By using this site, you agree to our updated Privacy Policy and our Terms of Use. Manage your Cookies Settings.
444,001 Members | 1,262 Online
Bytes IT Community
+ Ask a Question
Need help? Post your question and get tips & solutions from a community of 444,001 IT Pros & Developers. It's quick & easy.

Troubles with CSV file

P: n/a
Hello!

I have a big CSV file, which I must read and do some processing with it.
Unfortunately I can't figure out how to use standard *csv* module in my
situation. The problem is that some records look like:

""read this, man"", 1

which should be decoded back into the:

"read this, man"
1

.... which is look pretty "natural" for me. Instead I got a:

read this
man""
1

output. In other words, csv reader does not understand using of "" here.
Quick experiment show me that *csv* module (with default 'excel' dialect)
expects something like

"""read this, man""", 1

in my situation - quotes actually must be trippled.
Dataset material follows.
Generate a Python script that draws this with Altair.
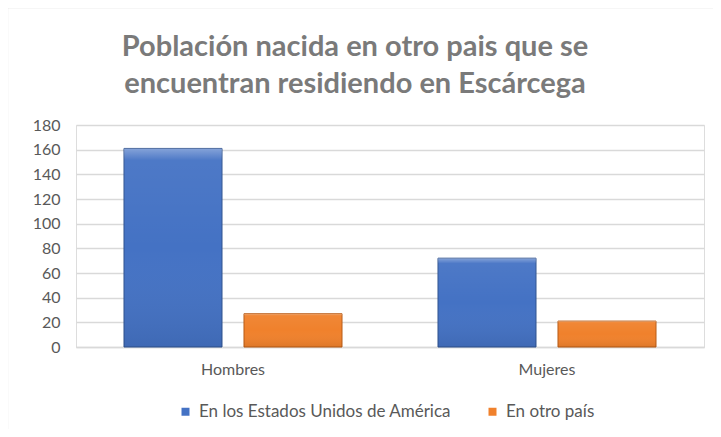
import altair as alt
import pandas as pd

categories = ["Hombres", "Mujeres"]
series = ["En los Estados Unidos de América", "En otro país"]
usa_values = [161, 72]
other_values = [27, 21]

rows = []
for i, c in enumerate(categories):
    rows.append({"sexo": c, "serie": series[0], "valor": usa_values[i]})
    rows.append({"sexo": c, "serie": series[1], "valor": other_values[i]})
df = pd.DataFrame(rows)

FONT = "Lato"

x = alt.X("sexo:N", sort=categories,
          scale=alt.Scale(paddingInner=0, paddingOuter=0),
          axis=alt.Axis(title=None, labelAngle=0, labelFontSize=16, labelColor="#595959",
                        labelPadding=14, ticks=False, domainColor="#d9d9d9", domainWidth=1.3,
                        labelFont=FONT))
xoff = alt.XOffset("serie:N", sort=series,
                   scale=alt.Scale(paddingInner=0.1833, paddingOuter=0.4))
y = alt.Y("valor:Q",
          scale=alt.Scale(domain=[0, 180], nice=False),
          axis=alt.Axis(title=None, values=list(range(0, 181, 20)), labelFontSize=16,
                        labelColor="#595959", labelPadding=16, ticks=False, domain=False,
                        gridColor="#d9d9d9", gridWidth=1.3, labelFont=FONT))

bars = alt.Chart(df).mark_bar(strokeWidth=1).encode(
    x=x, xOffset=xoff, y=y,
    color=alt.Color("serie:N", sort=series,
                    scale=alt.Scale(domain=series, range=["#4472C4", "#F0812C"]),
                    legend=alt.Legend(title=None, orient="none", direction="horizontal",
                                      legendX=101, legendY=278, symbolType="square",
                                      symbolSize=64, labelFontSize=17, labelColor="#595959",
                                      labelFont=FONT, columnPadding=32, symbolStrokeWidth=0,
                                      labelOffset=5, padding=0, labelLimit=0)),
    stroke=alt.Stroke("serie:N", sort=series,
                      scale=alt.Scale(domain=series, range=["#2F528F", "#B85A14"]),
                      legend=None),
)

sheen = alt.Chart(df).mark_bar(
    fill=alt.Gradient(gradient="linear", x1=0, x2=0, y1=0, y2=1,
                      stops=[alt.GradientStop(color="rgba(255,255,255,0.35)", offset=0),
                             alt.GradientStop(color="rgba(255,255,255,0.05)", offset=0.06),
                             alt.GradientStop(color="rgba(255,255,255,0)", offset=0.5),
                             alt.GradientStop(color="rgba(0,0,0,0.08)", offset=1)])
).encode(x=x, xOffset=xoff, y=y)

border = alt.Chart(pd.DataFrame({"k": [0]})).mark_rect(
    fill="transparent", stroke="#d9d9d9", strokeWidth=1.3
).encode(x=alt.value(-68.5), x2=alt.value(720), y=alt.value(-117.5), y2=alt.value(340))

chart = alt.layer(bars, sheen, border).properties(
    width=628, height=222,
    title=alt.TitleParams(
        text=["Población nacida en otro pais que se", "encuentran residiendo en Escárcega"],
        fontSize=29, font=FONT, fontWeight="bold", color="#7a7a7a",
        anchor="middle", frame="group", offset=0, dy=92, lineHeight=37, dx=-35),
    autosize=alt.AutoSizeParams(type="none"),
    padding={"left": 68, "top": 117, "right": 9, "bottom": 82},
).configure_view(stroke=None).configure(background="white")

chart.save("out.html", embed_options={"renderer": "svg", "actions": False})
I don't understand this
and can't figure out how to proceed with my CSV file. Maybe some
*alternative* CSV parsers can help? Any suggestions are welcomed.

Vladimir Ignatov
Jul 18 '05 #1
Share this Question
Share on Google+
5 Replies


P: n/a
Vladimir Ignatov wrote:
I have a big CSV file, which I must read and do some processing with it.
Unfortunately I can't figure out how to use standard *csv* module in my
situation. The problem is that some records look like:

""read this, man"", 1

which should be decoded back into the:

"read this, man"
1


Do you have anything that already accepts this particular dialect?
It seems to me that the above could just as easily be interpreted
as three fields (using parentheses as delimiters) :

(""read this) ( man"") ( 1)

Is it possible that what you have is not really any standard CSV
format, but just something home-brewed? In that case, you may
well need to massage it before feeding it to the csv module.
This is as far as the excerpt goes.